We also get to hear Jill and Jimmy going at it in the bedroom several times (because killing people turns her on, which turns him on, which temporarily solves the aforementioned problem). And, two men wake up naked and in bed with one another, after going to bed drunk. One of them says, “Why does my a— hurt?” implying that they could have had sex.

I’m not sure if a film could actually push the envelope any further and still retain a PG-13 rating. I guess that’s why its predecessor was rated R.

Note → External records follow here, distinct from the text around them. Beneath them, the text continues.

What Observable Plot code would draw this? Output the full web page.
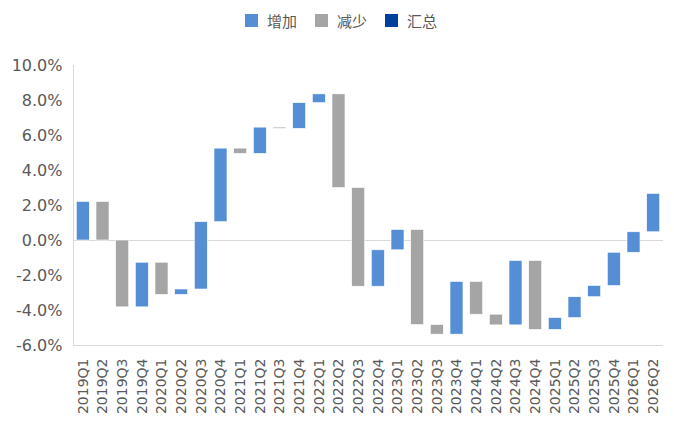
<!DOCTYPE html>
<html>
<head>
<meta charset="utf-8">
<script src="https://cdn.jsdelivr.net/npm/d3@7"></script>
<script src="https://cdn.jsdelivr.net/npm/@observablehq/plot@0.6"></script>
<style>
  html, body { margin: 0; padding: 0; background: #fff; }
  #legend { height: 30px; display: flex; justify-content: center; align-items: center; padding-left: 8px; box-sizing: border-box; padding-top: 11px;
            font-family: "Noto Sans CJK SC", sans-serif; font-size: 15px; color: #595959; }
  .item { display: flex; align-items: center; margin: 0 9px; }
  .sw { width: 13px; height: 13px; margin-right: 9px; }
</style>
</head>
<body>
<div id="legend"></div>
<div id="chart"></div>
<script>
const quarters = ["2019Q1","2019Q2","2019Q3","2019Q4","2020Q1","2020Q2","2020Q3","2020Q4",
  "2021Q1","2021Q2","2021Q3","2021Q4","2022Q1","2022Q2","2022Q3","2022Q4",
  "2023Q1","2023Q2","2023Q3","2023Q4","2024Q1","2024Q2","2024Q3","2024Q4",
  "2025Q1","2025Q2","2025Q3","2025Q4","2026Q1","2026Q2"];
// cumulative level (%) at end of each quarter; each bar runs from previous level to this one
const levels = [2.2, 0, -3.82, -1.27, -3.11, -2.8, 1.05, 5.25,
  4.95, 6.45, 6.38, 7.85, 8.35, 3.0, -2.64, -0.56,
  0.6, -4.83, -5.38, -2.37, -4.24, -4.85, -1.17, -5.11,
  -4.43, -3.24, -2.6, -0.7, 0.47, 2.66];
const seriesNames = ["增加", "减少", "汇总"];
const seriesColors = ["#558ed5", "#a5a5a5", "#003f9c"];
const yTicks = [-6, -4, -2, 0, 2, 4, 6, 8, 10];

const rows = quarters.map((q, i) => {
  const start = i === 0 ? 0 : levels[i - 1];
  const end = levels[i];
  return { q, start, end, type: end >= start ? seriesNames[0] : seriesNames[1] };
});

const legend = document.getElementById("legend");
seriesNames.forEach((n, i) => {
  const it = document.createElement("div");
  it.className = "item";
  it.innerHTML = `<div class="sw" style="background:${seriesColors[i]}"></div><span>${n}</span>`;
  legend.appendChild(it);
});

const chart = Plot.plot({
  width: 674,
  height: 391,
  marginTop: 35,
  marginBottom: 76,
  marginLeft: 73,
  marginRight: 11,
  style: { fontFamily: "DejaVu Sans, sans-serif", color: "#595959", background: "#fff" },
  x: { domain: quarters, paddingInner: 0.34, paddingOuter: 0.17, round: false, label: null, tickSize: 0 },
  y: { domain: [-6, 10], ticks: yTicks, label: null, tickSize: 0 },
  color: { domain: seriesNames, range: seriesColors },
  marks: [
    Plot.ruleY([0], { stroke: "#d9d9d9", strokeWidth: 1 }),
    Plot.ruleY([-6], { stroke: "#d9d9d9", strokeWidth: 1 }),
    Plot.barY(rows, { x: "q", y1: "start", y2: "end", fill: "type", stroke: "white", strokeWidth: 0.6 }),
    Plot.axisY({ ticks: yTicks, tickSize: 0, tickPadding: 11, tickFormat: d => d.toFixed(1) + "%", fontSize: 16, fill: "#595959" }),
    Plot.axisX({ tickSize: 0, tickRotate: -90, tickPadding: 13, fontSize: 14, fill: "#595959" })
  ]
});
// left axis line
const svg = d3.select(chart);
svg.append("line").attr("x1", 73.5).attr("x2", 73.5).attr("y1", 35).attr("y2", 315).attr("stroke", "#d9d9d9");
document.getElementById("chart").appendChild(chart);
</script>
</body>
</html>
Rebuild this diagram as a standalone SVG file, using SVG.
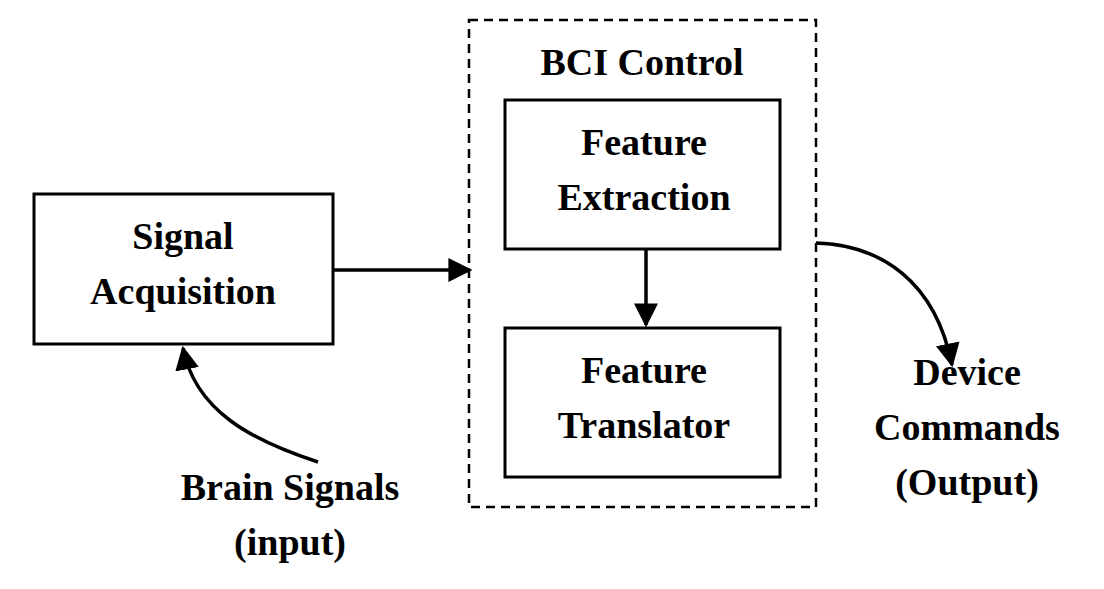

That four good actors would choose to be in this is, frankly, beyond my comprehension. Unlike the first movie, in which Willis played an aloof, smirking hit man with great aplomb (this is not to say that the first movie was good – it was not – but Willis was), in this film, he is maudlin. His cleaning and cooking antics are ridiculous, and his hysterical crying about infertility (while getting wasted on dozens of shots) is completely over-the-top. Perry bumps into every inanimate object within ten yards (ah, maybe that’s where the title comes from) – sometimes three and four times in a row. And Peet and Hendstridge, who can act, don’t get any credible lines. They’re portrayed as murdering bimbos who seduce other men to get what they want. Such a good, wholesome view of women. ‘Ya gotta love Hollywood. So progressive.

And how about this for progress:  making a comedy out of killing people. Yes, it’s been done before, but should it ever be, even when it has a decent script and can illicit laughs?

“I just want to shoot someone,” Jill sobs. Jimmy answers, “Killing another human being can be a very moving experience. So, all right, we’ll go out and find someone to kill – some drunk tourist. And we’ll put a few rounds in him.”

Maybe I’ve heard too many stories from the emergency room, where my husband pastors the victims and families of 900 gunshot wounds every year, but I just don’t think that shooting people is funny. I also don’t like the way Willis’ character mocks God when he’s drunk and moaning about the very real problem of infertility.

“This is God’s way of punishing me. I don’t take the trash out and I’ve killed 21 people,” Jimmy says, lumping the two “sins” into the same category. He wears a crucifix as a “good luck charm” and prays in Hebrew, and it’s all a big joke – just part of his silly character that we’re supposed to laugh at. Only we don’t. Because none of it’s funny.

The only good thing about “The Whole Ten Yards” is that we don’t have to listen to Rosanna Arquette’s whiny French accent (she played Oz’s cheating wife in the original). So, unless you think “The Three Stooges” meets Martha Stewart meets “The Godfather” is a riot, you may want to do the 50-yard dash from this one.